July 22, 2011
In which I relate the story of how Tom Mahood tried to kill me, Pete Carlson, and Paul Caraher. Or at least get us eaten by a mountain lion. Not only sweat, but actual blood was let on this one. Read on only if you have a strong stomach.
Ewasko Background
On June 24, 2010, Bill Ewasko, a 65-year-old man from George set off on a solo hike from the Juniper Flats trail head in Joshua Tree National Park. His stated intention was to hike to Quail Peak. He was never seen again. You can read an extraordinarily thorough background on the whole thing on Tom Mahood’s OtherHand website.

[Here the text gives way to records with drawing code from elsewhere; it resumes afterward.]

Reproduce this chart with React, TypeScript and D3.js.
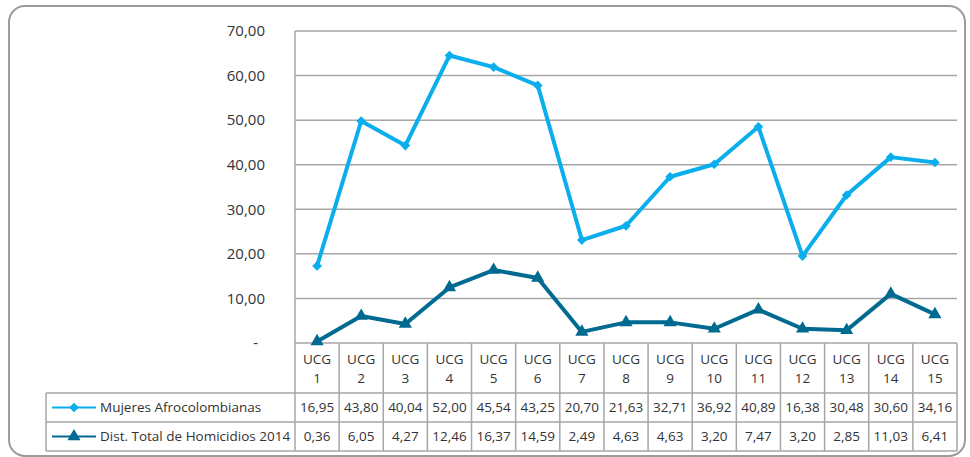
import { useRef, useEffect } from "react";
import * as d3 from "d3";

// categorias (UCG 1..15)
const categories = ["1", "2", "3", "4", "5", "6", "7", "8", "9", "10", "11", "12", "13", "14", "15"];
// valores de la tabla
const mujeresTable = [16.95, 43.8, 40.04, 52.0, 45.54, 43.25, 20.7, 21.63, 32.71, 36.92, 40.89, 16.38, 30.48, 30.6, 34.16];
const homicidios = [0.36, 6.05, 4.27, 12.46, 16.37, 14.59, 2.49, 4.63, 4.63, 3.2, 7.47, 3.2, 2.85, 11.03, 6.41];
// la linea de Mujeres no coincide con la tabla en el original: valores
const mujeresPlot = [17.3, 49.8, 44.3, 64.5, 61.9, 57.8, 23.1, 26.3, 37.3, 40.1, 48.5, 19.5, 33.2, 41.7, 40.5];
const yTicks = [0, 10, 20, 30, 40, 50, 60, 70];
const seriesNames = ["Mujeres Afrocolombianas", "Dist. Total de Homicidios 2014"];

const W = 970;
const H = 457;
const LIGHT = "#0BAEEC";
const DARK = "#006A91";
const GRID = "#A6A6A6";
const TEXT = "#333333";
const FONT = "'Open Sans', 'DejaVu Sans', sans-serif";

const fmt = (v: number) => d3.format(".2f")(v).replace(".", ",");

const App = () => {
  const ref = useRef<SVGSVGElement | null>(null);

  useEffect(() => {
    document.body.style.margin = "0";
    const svg = d3.select(ref.current);
    svg.selectAll("*").remove();

    const plot = { left: 295, right: 957, top: 31, bottom: 343 };
    const tableLeft = 46;
    const rowY = [343, 393, 422, 451];

    const x = d3.scaleBand().domain(categories).range([plot.left, plot.right]);
    const y = d3.scaleLinear().domain([0, 70]).range([plot.bottom, plot.top]);
    const cx = (d: string) => (x(d) as number) + x.bandwidth() / 2;

    // marco redondeado
    svg
      .append("rect")
      .attr("x", 9)
      .attr("y", 6)
      .attr("width", 956)
      .attr("height", 450)
      .attr("rx", 16)
      .attr("fill", "#fff")
      .attr("stroke", "#9C9C9C")
      .attr("stroke-width", 2);

    // lineas de cuadricula
    svg
      .append("g")
      .selectAll("line")
      .data(yTicks.filter((t) => t > 0))
      .join("line")
      .attr("x1", plot.left)
      .attr("x2", plot.right)
      .attr("y1", (d) => y(d))
      .attr("y2", (d) => y(d))
      .attr("stroke", GRID)
      .attr("stroke-width", 1.5);

    // etiquetas eje y
    svg
      .append("g")
      .selectAll("text")
      .data(yTicks)
      .join("text")
      .attr("x", (d) => (d === 0 ? 258 : 265))
      .attr("y", (d) => y(d))
      .attr("dy", "0.35em")
      .attr("text-anchor", "end")
      .attr("font-family", FONT)
      .attr("font-size", 15)
      .attr("fill", TEXT)
      .text((d) => (d === 0 ? "-" : fmt(d)));

    // tabla
    const table = svg.append("g").attr("stroke", GRID).attr("stroke-width", 1.5);
    table
      .append("line")
      .attr("x1", plot.left)
      .attr("x2", plot.right)
      .attr("y1", rowY[0])
      .attr("y2", rowY[0]);
    rowY.slice(1).forEach((ry) => {
      table
        .append("line")
        .attr("x1", tableLeft)
        .attr("x2", plot.right)
        .attr("y1", ry)
        .attr("y2", ry);
    });
    table
      .append("line")
      .attr("x1", plot.left)
      .attr("x2", plot.left)
      .attr("y1", plot.top)
      .attr("y2", rowY[3]);
    table
      .append("line")
      .attr("x1", tableLeft)
      .attr("x2", tableLeft)
      .attr("y1", rowY[1])
      .attr("y2", rowY[3]);
    table
      .selectAll(".sep")
      .data(categories)
      .join("line")
      .attr("x1", (d) => (x(d) as number) + x.bandwidth())
      .attr("x2", (d) => (x(d) as number) + x.bandwidth())
      .attr("y1", rowY[0])
      .attr("y2", rowY[3]);

    // encabezados
    const head = svg
      .append("g")
      .attr("font-family", FONT)
      .attr("font-size", 13.5)
      .attr("fill", TEXT)
      .attr("text-anchor", "middle");
    categories.forEach((c) => {
      head.append("text").attr("x", cx(c)).attr("y", 364).text("UCG");
      head.append("text").attr("x", cx(c)).attr("y", 383).text(c);
    });

    // valores de la tabla
    [mujeresTable, homicidios].forEach((vals, si) => {
      head
        .append("g")
        .selectAll("text")
        .data(vals)
        .join("text")
        .attr("x", (_, i) => cx(categories[i]))
        .attr("y", (rowY[si + 1] + rowY[si + 2]) / 2)
        .attr("dy", "0.35em")
        .text((d) => fmt(d));
    });

    // series
    const series = [
      { vals: mujeresPlot, color: LIGHT, symbol: d3.symbolDiamond2, size: 60 },
      { vals: homicidios, color: DARK, symbol: d3.symbolTriangle, size: 75 },
    ];
    const line = d3
      .line<number>()
      .x((_, i) => cx(categories[i]))
      .y((d) => y(d));

    series.forEach((s, si) => {
      const g = svg.append("g");
      g.append("path")
        .attr("d", line(s.vals))
        .attr("fill", "none")
        .attr("stroke", s.color)
        .attr("stroke-width", 4)
        .attr("stroke-linejoin", "round");
      g.selectAll("path.m")
        .data(s.vals)
        .join("path")
        .attr("class", "m")
        .attr("transform", (d, i) => `translate(${cx(categories[i])},${y(d)})`)
        .attr("d", d3.symbol().type(s.symbol).size(s.size)())
        .attr("fill", s.color);

      // leyenda en la tabla
      const ly = (rowY[si + 1] + rowY[si + 2]) / 2;
      const lg = svg.append("g");
      lg.append("line")
        .attr("x1", 52)
        .attr("x2", 96)
        .attr("y1", ly)
        .attr("y2", ly)
        .attr("stroke", s.color)
        .attr("stroke-width", 2);
      lg.append("path")
        .attr("transform", `translate(74,${ly})`)
        .attr("d", d3.symbol().type(s.symbol).size(s.size)())
        .attr("fill", s.color);
      lg.append("text")
        .attr("x", 100)
        .attr("y", ly)
        .attr("dy", "0.35em")
        .attr("font-family", FONT)
        .attr("font-size", 13.5)
        .attr("fill", TEXT)
        .text(seriesNames[si]);
    });
  }, []);

  return <svg ref={ref} width={W} height={H} style={{ display: "block" }} />;
};

export default App;
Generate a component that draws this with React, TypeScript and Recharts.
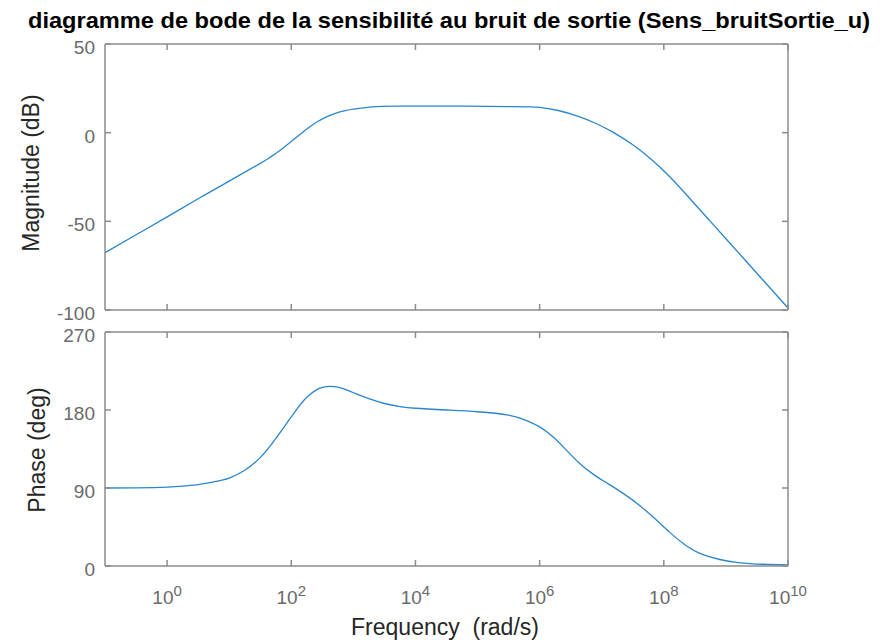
import React from 'react';
import { LineChart, Line, XAxis, YAxis } from 'recharts';

// frequency axis values are given as decades (log10 of rad/s)
const magDecades = [-1, -0.5, 0, 0.5, 1, 1.5, 1.65, 1.8, 1.95, 2.1, 2.25, 2.4, 2.55, 2.7, 2.85, 3, 3.3, 3.7, 4.5, 5.5, 6, 6.3, 6.6, 6.9, 7.2, 7.5, 7.8, 8.1, 8.4, 8.7, 9, 9.3, 9.65, 10];
const magnitudeDb = [-67.7, -57.6, -47.5, -37.3, -27.3, -17.3, -14.1, -10.5, -6.4, -2.1, 2.1, 5.7, 8.6, 10.8, 12.3, 13.3, 14.6, 15, 15, 14.7, 14.3, 12.5, 9.5, 5.3, -0.1, -6.85, -15.1, -25, -36.4, -48.1, -59.8, -71.5, -85.2, -98.9];

const phaseDecades = [-1, -0.5, 0, 0.5, 0.75, 1, 1.25, 1.5, 1.75, 2, 2.1, 2.2, 2.3, 2.4, 2.5, 2.62, 2.75, 2.9, 3.05, 3.25, 3.5, 3.75, 4, 4.5, 5, 5.5, 5.8, 6, 6.2, 6.4, 6.65, 6.9, 7.1, 7.35, 7.6, 7.85, 8.1, 8.35, 8.6, 8.9, 9.2, 9.6, 10];
const phaseDeg = [90, 90.2, 91, 94, 97, 101.5, 110.5, 125, 147, 172, 182, 191, 198, 203, 206, 207.3, 206.3, 203, 198.5, 193, 187.5, 184, 182, 180, 178, 174, 167.5, 160.5, 150, 136, 118, 104, 95, 83.5, 70.5, 55, 38.5, 24, 14, 7.5, 4, 2, 1.2];

const freqTicks = [1, 1e2, 1e4, 1e6, 1e8, 1e10];
const magTicks = [-100, -50, 0, 50];
const phaseTicks = [0, 90, 180, 270];

const magData = magDecades.map((d, i) => ({ w: Math.pow(10, d), mag: magnitudeDb[i] }));
const phaseData = phaseDecades.map((d, i) => ({ w: Math.pow(10, d), phase: phaseDeg[i] }));

const FONT = '"Liberation Sans", Arial, Helvetica, sans-serif';
const AXIS = '#8c8c8c';
const TICK_TEXT = '#6a6a6a';
const LABEL = '#262626';
const BLUE = '#2a86cc';
const TL = 6;

const BottomTick = (props: any) => {
  const { x, y, payload, showLabel } = props;
  const exp = Math.round(Math.log10(payload.value));
  return (
    <g>
      <line x1={x} y1={y} x2={x} y2={y - TL} stroke={AXIS} strokeWidth={1.5} />
      {showLabel && (
        <text x={x} y={y + 38} textAnchor="middle" fill={TICK_TEXT} fontSize={19} fontFamily={FONT}>
          10<tspan dy={-8} fontSize={15}>{exp}</tspan>
        </text>
      )}
    </g>
  );
};

const TopTick = (props: any) => {
  const { x, y } = props;
  return <line x1={x} y1={y} x2={x} y2={y + TL} stroke={AXIS} strokeWidth={1.5} />;
};

const LeftTick = (props: any) => {
  const { x, y, payload, dy } = props;
  return (
    <g>
      <line x1={x} y1={y} x2={x + TL} y2={y} stroke={AXIS} strokeWidth={1.5} />
      <text x={x - 10} y={y + dy} textAnchor="end" fill={TICK_TEXT} fontSize={19} fontFamily={FONT}>
        {payload.value}
      </text>
    </g>
  );
};

const RightTick = (props: any) => {
  const { x, y } = props;
  return <line x1={x} y1={y} x2={x - TL} y2={y} stroke={AXIS} strokeWidth={1.5} />;
};

const axisLine = { stroke: AXIS, strokeWidth: 1.5 };

const xAxes = (showLabel: boolean, bottomHeight: number) => [
  <XAxis
    key="b"
    dataKey="w"
    type="number"
    scale="log"
    domain={[0.1, 1e10]}
    allowDataOverflow
    ticks={freqTicks}
    interval={0}
    height={bottomHeight}
    tickSize={0}
    tickMargin={0}
    tickLine={false}
    axisLine={axisLine}
    tick={(p: any) => <BottomTick {...p} showLabel={showLabel} />}
  />,
  <XAxis
    key="t"
    xAxisId="top"
    orientation="top"
    dataKey="w"
    type="number"
    scale="log"
    domain={[0.1, 1e10]}
    allowDataOverflow
    ticks={freqTicks}
    interval={0}
    height={10}
    tickSize={0}
    tickMargin={0}
    tickLine={false}
    axisLine={axisLine}
    tick={TopTick}
  />,
];

const yAxes = (domain: number[], ticks: number[], dy: number) => [
  <YAxis
    key="l"
    type="number"
    domain={domain}
    allowDataOverflow
    ticks={ticks}
    interval={0}
    width={60}
    tickSize={0}
    tickMargin={0}
    tickLine={false}
    axisLine={axisLine}
    tick={(p: any) => <LeftTick {...p} dy={dy} />}
  />,
  <YAxis
    key="r"
    yAxisId="right"
    orientation="right"
    type="number"
    domain={domain}
    allowDataOverflow
    ticks={ticks}
    interval={0}
    width={10}
    tickSize={0}
    tickMargin={0}
    tickLine={false}
    axisLine={axisLine}
    tick={RightTick}
  />,
];

export default function App() {
  return (
    <div style={{ position: 'absolute', left: 0, top: 0, width: 880, height: 643, background: '#fff' }}>
      <div style={{ position: 'absolute', left: 0, top: 0 }}>
        <LineChart width={880} height={330} data={magData} margin={{ top: 34, right: 82, bottom: 0, left: 45 }}>
          {xAxes(false, 20)}
          {yAxes([-100, 50], magTicks, 10)}
          <Line type="natural" dataKey="mag" stroke={BLUE} strokeWidth={1.3} dot={false} isAnimationActive={false} />
        </LineChart>
      </div>
      <div style={{ position: 'absolute', left: 0, top: 320 }}>
        <LineChart width={880} height={323} data={phaseData} margin={{ top: 2, right: 82, bottom: 27, left: 45 }}>
          {xAxes(true, 50)}
          {yAxes([0, 270], phaseTicks, 9.5)}
          <Line type="natural" dataKey="phase" stroke={BLUE} strokeWidth={1.3} dot={false} isAnimationActive={false} />
        </LineChart>
      </div>
      <svg width={880} height={643} style={{ position: 'absolute', left: 0, top: 0, pointerEvents: 'none' }}>
        <text x={449} y={28} textAnchor="middle" fontSize={22} fontWeight="bold" fill="#000" fontFamily={FONT} textLength={842} lengthAdjust="spacingAndGlyphs">
          diagramme de bode de la sensibilité au bruit de sortie (Sens_bruitSortie_u)
        </text>
        <text transform="translate(39,173) rotate(-90)" textAnchor="middle" fontSize={23} fill={LABEL} fontFamily={FONT}>
          Magnitude (dB)
        </text>
        <text transform="translate(45,450) rotate(-90)" textAnchor="middle" fontSize={23} fill={LABEL} fontFamily={FONT}>
          Phase (deg)
        </text>
        <text x={445} y={635} textAnchor="middle" fontSize={23} fill={LABEL} fontFamily={FONT} xmlSpace="preserve">
          Frequency  (rad/s)
        </text>
      </svg>
    </div>
  );
}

After the initial search, Tom became interested in finding Bill through continued, unofficial, searching. With lack of initial success, that interest has turned into obsession. He has conned convinced a number of others into joining him on repeated return trips to JTNP searching for Bill. The usual pattern in some ridiculously long, hot (or bloody cold), arduous off-trail hike through difficult terrain, ending in all of us being depressed at yet another failed search. Spirits are slightly improved by lunch at Pappy & Harriet’s in Pioneertown, but Tom swears he’s out of ideas. He’ll then go home and stare at Google Earth (which I swear has some kind of hypnotic effect on him) and, within days, we’ll get the dreaded email “I have ideas!” One or more of us will agree to his half-baked plan and another hike will be scheduled.
His plans are generally carefully researched and sound plausible. My one quibble would be that what looks passable terrain on Google Earth is not always easily passable when faced with harsh, on-site, topographic reality, but I’ve fallen victim to the same thing in my own planning, so it’s not always his fault. Plus, I keep going on his ridiculous hikes, so who’s the real fool? Pete Carlson seems to always be willing to go, but he’ll go on any hike, the longer and more brutal the better. Paul seems to simply like getting outdoors and the camaraderie. We all seem to develop selective amnesia after each hike, forgetting how bad the last one was.
The simple truth is that we all have a strong background in search and rescue, all enjoy a good hike, and all love the desert, particularly in beautiful Joshua Tree. And Pappy & Harriets is a balm to sooth all wounds.
The Death March
With 26 previous trips behind us (JT26 having been in June), Tom had come to believe that Bill might well be in Smithwater Canyon, or the southerly slopes thereof. And thus Tom began planning what would later universally be referred to as “The Smithwater Death March”. Tom’s version of this misadventure can be found here.
Hiking in JT in July is not wise. We knew this, but we take precautions. We carried 5-6 liters of water each, had numerous electronic devices that could summon help (satellite phone, personal locator beacons, etc), and are all four quite experienced in desert travel. Still, this one kicked our asses.
We left from Covington Flats trail head and hiked to the head of Smithwater. Shortly after, we climbed the southerly ridge, each following a GPS route carefully created by Tom, but not before spotting a huge cat track. Smithwater has water, if not much of it. Where there is water in JT, there are bighorn sheep. Where there are sheep, there are cats. Big ones. Each individual climb was steep, rugged, and exhausting. Pete scampered up his route with his usual nimbleness. We gathered for a bite to eat at the top, then worked east to what has become on of my favorite spots in JT – a rocky knoll with a spectacular view of Gorgonio, San Jacinto, and Rabbit peaks, as well as the Salton Sea.
Things got ugly from there. As we moved down into Smithwater the temps were hitting the low nineties. Paul dropped his GPS, but was miraculously able to find it by doubling back. Tom had the four of us each descend a separate rocky chute into the canyon, and that took the last of my good spirits. Hitting the canyon bottom below the two willow patches, I was spent. We still had the entire canyon to negotiate, it was stifling, and we had left any breeze up on the ridge.
The worse the conditions get, the cheerier and more talkative Pete gets, as he always wants everyone to have a good time. As we climbed up the canyon, Pete got downright chatty. Getting past the two patches of willows was dreadful. Finally we stopped for a rest when we had past the willows and, as I frequently do, I managed to drop one of Tom’s FRS radios. Paul, who had not had a great day so far, stooped to pick it up and gashed his forehead on an Acacia. By the time he stood up he had blood running down his face. It was that kind of day.
We finally made it out and Paul bought us all a late lunch at Pappy and Harriets. This was, without doubt, the craziest hike Tom had ever planned. Even he admitted that.
First Quote Of The Day: Acknowledging that Tom’s latest absurd adventure is typically first announced in an email that starts out with “I’ve been thinking…,” about 1/2 way through the Death March, Paul announced “I won’t be needing email from you anytime soon, Tom.”
Second Quote Of The Day: Tom, fully acknowledging this was trip was ridiculous even by his warped standards, “When you see big horn sheep, you know you’re in the middle of Bumm Fuck Nowhere.”